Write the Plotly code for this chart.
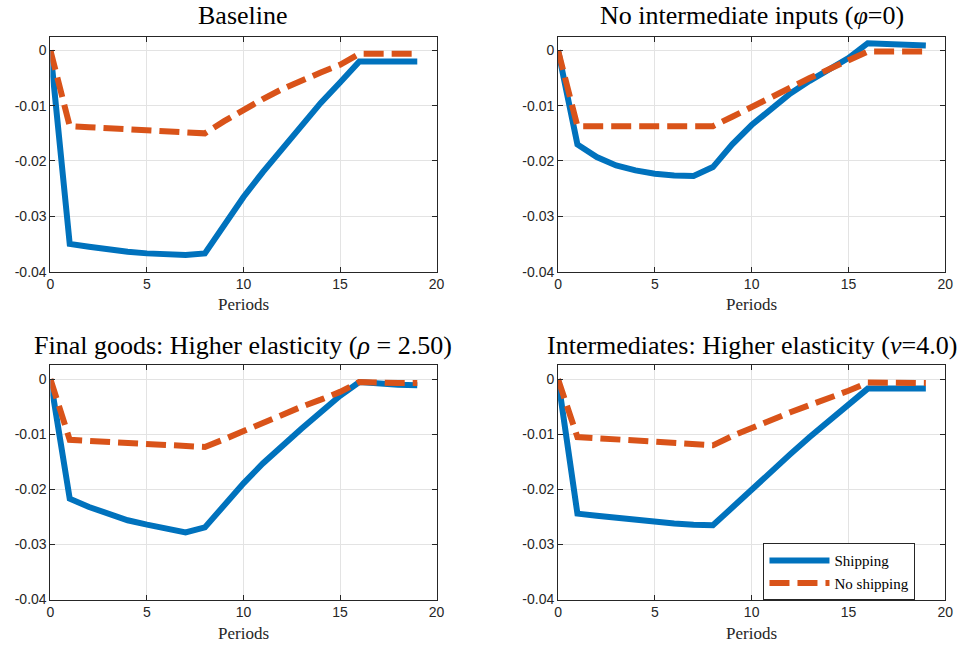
import plotly.graph_objects as go

periods = list(range(20))

titles = [
    "Baseline",
    "No intermediate inputs (<i>φ</i>=0)",
    "Final goods: Higher elasticity (<i>ρ</i> = 2.50)",
    "Intermediates: Higher elasticity (<i>ν</i>=4.0)",
]

shipping_baseline = [0, -0.0350, -0.0355, -0.0360, -0.0364, -0.0367, -0.0369, -0.0370, -0.0367,
                     -0.0315, -0.0265, -0.0220, -0.0178, -0.0135, -0.0095, -0.0058, -0.0020,
                     -0.0020, -0.0020, -0.0020]
noship_baseline = [0, -0.0137, -0.0139, -0.0141, -0.0143, -0.0145, -0.0147, -0.0149, -0.0150,
                   -0.0128, -0.0107, -0.0088, -0.0070, -0.0054, -0.0040, -0.0026, -0.0006,
                   -0.0006, -0.0006, -0.0006]

shipping_phi0 = [0, -0.0170, -0.0193, -0.0208, -0.0217, -0.0223, -0.0226, -0.0227, -0.0211,
                 -0.0170, -0.0135, -0.0105, -0.0078, -0.0055, -0.0035, -0.0014, 0.0013,
                 0.0011, 0.0010, 0.0009]
noship_phi0 = [0, -0.0137, -0.0137, -0.0137, -0.0137, -0.0137, -0.0137, -0.0137, -0.0137,
               -0.0120, -0.0102, -0.0085, -0.0068, -0.0050, -0.0034, -0.0018, -0.0002,
               -0.0002, -0.0002, -0.0002]

shipping_rho = [0, -0.0217, -0.0232, -0.0245, -0.0256, -0.0264, -0.0270, -0.0278, -0.0269,
                -0.0228, -0.0189, -0.0153, -0.0120, -0.0090, -0.0060, -0.0030, -0.0005,
                -0.0008, -0.0010, -0.0011]
noship_rho = [0, -0.0110, -0.0112, -0.0114, -0.0116, -0.0118, -0.0120, -0.0122, -0.0123,
              -0.0109, -0.0094, -0.0080, -0.0065, -0.0050, -0.0037, -0.0023, -0.0005,
              -0.0007, -0.0007, -0.0007]

shipping_nu = [0, -0.0244, -0.0248, -0.0252, -0.0256, -0.0259, -0.0262, -0.0264, -0.0265,
               -0.0233, -0.0200, -0.0168, -0.0136, -0.0105, -0.0075, -0.0046, -0.0017,
               -0.0017, -0.0017, -0.0017]
noship_nu = [0, -0.0105, -0.0107, -0.0109, -0.0111, -0.0113, -0.0115, -0.0118, -0.0120,
             -0.0103, -0.0088, -0.0073, -0.0060, -0.0047, -0.0035, -0.0021, -0.0006,
             -0.0007, -0.0007, -0.0007]

series_names = ["Shipping", "No shipping"]
xtick_vals = [0, 5, 10, 15, 20]
xtick_text = ["0", "5", "10", "15", "20"]
ytick_vals = [0, -0.01, -0.02, -0.03, -0.04]
ytick_text = ["0", "-0.01", "-0.02", "-0.03", "-0.04"]

panels = [
    (shipping_baseline, noship_baseline),
    (shipping_phi0, noship_phi0),
    (shipping_rho, noship_rho),
    (shipping_nu, noship_nu),
]

W, H = 969, 652
BLUE = "#0072BD"
ORANGE = "#D95319"
SERIF = "Liberation Serif"
SANS = "Liberation Sans"

xdoms = [[47 / W, 438 / W], [561 / W, 953 / W]]
ydoms = [[1 - 275 / H, 1 - 37 / H], [1 - 607 / H, 1 - 370 / H]]
title_y = [1 - 16 / H, 1 - 350 / H]
period_y = [1 - 308 / H, 1 - 641 / H]

fig = go.Figure()
annotations = []
for i, (ship, noship) in enumerate(panels):
    r, c = divmod(i, 2)
    ax = "" if i == 0 else str(i + 1)
    fig.add_trace(go.Scatter(
        x=periods, y=ship, mode="lines", name=series_names[0],
        line=dict(color=BLUE, width=6), xaxis="x" + ax, yaxis="y" + ax,
        showlegend=(i == 3), legendrank=1))
    fig.add_trace(go.Scatter(
        x=periods, y=noship, mode="lines", name=series_names[1],
        line=dict(color=ORANGE, width=6, dash="20px,8px"), xaxis="x" + ax, yaxis="y" + ax,
        showlegend=(i == 3), legendrank=2))
    common = dict(showline=True, linecolor="#262626", linewidth=1, mirror="allticks",
                  ticks="inside", ticklen=5, tickcolor="#262626", showgrid=True,
                  gridcolor="#e3e3e3", gridwidth=1, zeroline=False,
                  tickfont=dict(family=SANS, size=14, color="#262626"))
    fig.update_layout(**{
        "xaxis" + ax: dict(domain=xdoms[c], anchor="y" + ax, range=[0, 20],
                           tickvals=xtick_vals, ticktext=xtick_text, **common),
        "yaxis" + ax: dict(domain=ydoms[r], anchor="x" + ax, range=[-0.04, 0.0025],
                           tickvals=ytick_vals, ticktext=ytick_text, **common),
    })
    xc = (xdoms[c][0] + xdoms[c][1]) / 2
    annotations.append(dict(text=titles[i], x=xc, y=title_y[r], xref="paper", yref="paper",
                            xanchor="center", yanchor="middle", showarrow=False,
                            font=dict(family=SERIF, size=26, color="black")))
    annotations.append(dict(text="Periods", x=xc, y=period_y[r], xref="paper", yref="paper",
                            xanchor="center", yanchor="middle", showarrow=False,
                            font=dict(family=SERIF, size=17, color="#262626")))

fig.update_layout(
    width=W, height=H, margin=dict(l=0, r=0, t=0, b=0),
    paper_bgcolor="white", plot_bgcolor="white",
    annotations=annotations,
    legend=dict(x=769 / W, y=1 - 550 / H, xanchor="left", yanchor="top",
                bgcolor="white", bordercolor="#262626", borderwidth=1,
                font=dict(family=SERIF, size=15, color="black"),
                tracegroupgap=0, itemwidth=60),
)

fig.write_html("out.html")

:::

Copy out the data above exactly, except the pictures.

Write the Plotly code for this chart.
import plotly.graph_objects as go

periods = list(range(20))

titles = [
    "Baseline",
    "No intermediate inputs (<i>φ</i>=0)",
    "Final goods: Higher elasticity (<i>ρ</i> = 2.50)",
    "Intermediates: Higher elasticity (<i>ν</i>=4.0)",
]

shipping_baseline = [0, -0.0350, -0.0355, -0.0360, -0.0364, -0.0367, -0.0369, -0.0370, -0.0367,
                     -0.0315, -0.0265, -0.0220, -0.0178, -0.0135, -0.0095, -0.0058, -0.0020,
                     -0.0020, -0.0020, -0.0020]
noship_baseline = [0, -0.0137, -0.0139, -0.0141, -0.0143, -0.0145, -0.0147, -0.0149, -0.0150,
                   -0.0128, -0.0107, -0.0088, -0.0070, -0.0054, -0.0040, -0.0026, -0.0006,
                   -0.0006, -0.0006, -0.0006]

shipping_phi0 = [0, -0.0170, -0.0193, -0.0208, -0.0217, -0.0223, -0.0226, -0.0227, -0.0211,
                 -0.0170, -0.0135, -0.0105, -0.0078, -0.0055, -0.0035, -0.0014, 0.0013,
                 0.0011, 0.0010, 0.0009]
noship_phi0 = [0, -0.0137, -0.0137, -0.0137, -0.0137, -0.0137, -0.0137, -0.0137, -0.0137,
               -0.0120, -0.0102, -0.0085, -0.0068, -0.0050, -0.0034, -0.0018, -0.0002,
               -0.0002, -0.0002, -0.0002]

shipping_rho = [0, -0.0217, -0.0232, -0.0245, -0.0256, -0.0264, -0.0270, -0.0278, -0.0269,
                -0.0228, -0.0189, -0.0153, -0.0120, -0.0090, -0.0060, -0.0030, -0.0005,
                -0.0008, -0.0010, -0.0011]
noship_rho = [0, -0.0110, -0.0112, -0.0114, -0.0116, -0.0118, -0.0120, -0.0122, -0.0123,
              -0.0109, -0.0094, -0.0080, -0.0065, -0.0050, -0.0037, -0.0023, -0.0005,
              -0.0007, -0.0007, -0.0007]

shipping_nu = [0, -0.0244, -0.0248, -0.0252, -0.0256, -0.0259, -0.0262, -0.0264, -0.0265,
               -0.0233, -0.0200, -0.0168, -0.0136, -0.0105, -0.0075, -0.0046, -0.0017,
               -0.0017, -0.0017, -0.0017]
noship_nu = [0, -0.0105, -0.0107, -0.0109, -0.0111, -0.0113, -0.0115, -0.0118, -0.0120,
             -0.0103, -0.0088, -0.0073, -0.0060, -0.0047, -0.0035, -0.0021, -0.0006,
             -0.0007, -0.0007, -0.0007]

series_names = ["Shipping", "No shipping"]
xtick_vals = [0, 5, 10, 15, 20]
xtick_text = ["0", "5", "10", "15", "20"]
ytick_vals = [0, -0.01, -0.02, -0.03, -0.04]
ytick_text = ["0", "-0.01", "-0.02", "-0.03", "-0.04"]

panels = [
    (shipping_baseline, noship_baseline),
    (shipping_phi0, noship_phi0),
    (shipping_rho, noship_rho),
    (shipping_nu, noship_nu),
]

W, H = 969, 652
BLUE = "#0072BD"
ORANGE = "#D95319"
SERIF = "Liberation Serif"
SANS = "Liberation Sans"

xdoms = [[47 / W, 438 / W], [561 / W, 953 / W]]
ydoms = [[1 - 275 / H, 1 - 37 / H], [1 - 607 / H, 1 - 370 / H]]
title_y = [1 - 16 / H, 1 - 350 / H]
period_y = [1 - 308 / H, 1 - 641 / H]

fig = go.Figure()
annotations = []
for i, (ship, noship) in enumerate(panels):
    r, c = divmod(i, 2)
    ax = "" if i == 0 else str(i + 1)
    fig.add_trace(go.Scatter(
        x=periods, y=ship, mode="lines", name=series_names[0],
        line=dict(color=BLUE, width=6), xaxis="x" + ax, yaxis="y" + ax,
        showlegend=(i == 3), legendrank=1))
    fig.add_trace(go.Scatter(
        x=periods, y=noship, mode="lines", name=series_names[1],
        line=dict(color=ORANGE, width=6, dash="20px,8px"), xaxis="x" + ax, yaxis="y" + ax,
        showlegend=(i == 3), legendrank=2))
    common = dict(showline=True, linecolor="#262626", linewidth=1, mirror="allticks",
                  ticks="inside", ticklen=5, tickcolor="#262626", showgrid=True,
                  gridcolor="#e3e3e3", gridwidth=1, zeroline=False,
                  tickfont=dict(family=SANS, size=14, color="#262626"))
    fig.update_layout(**{
        "xaxis" + ax: dict(domain=xdoms[c], anchor="y" + ax, range=[0, 20],
                           tickvals=xtick_vals, ticktext=xtick_text, **common),
        "yaxis" + ax: dict(domain=ydoms[r], anchor="x" + ax, range=[-0.04, 0.0025],
                           tickvals=ytick_vals, ticktext=ytick_text, **common),
    })
    xc = (xdoms[c][0] + xdoms[c][1]) / 2
    annotations.append(dict(text=titles[i], x=xc, y=title_y[r], xref="paper", yref="paper",
                            xanchor="center", yanchor="middle", showarrow=False,
                            font=dict(family=SERIF, size=26, color="black")))
    annotations.append(dict(text="Periods", x=xc, y=period_y[r], xref="paper", yref="paper",
                            xanchor="center", yanchor="middle", showarrow=False,
                            font=dict(family=SERIF, size=17, color="#262626")))

fig.update_layout(
    width=W, height=H, margin=dict(l=0, r=0, t=0, b=0),
    paper_bgcolor="white", plot_bgcolor="white",
    annotations=annotations,
    legend=dict(x=769 / W, y=1 - 550 / H, xanchor="left", yanchor="top",
                bgcolor="white", bordercolor="#262626", borderwidth=1,
                font=dict(family=SERIF, size=15, color="black"),
                tracegroupgap=0, itemwidth=60),
)

fig.write_html("out.html")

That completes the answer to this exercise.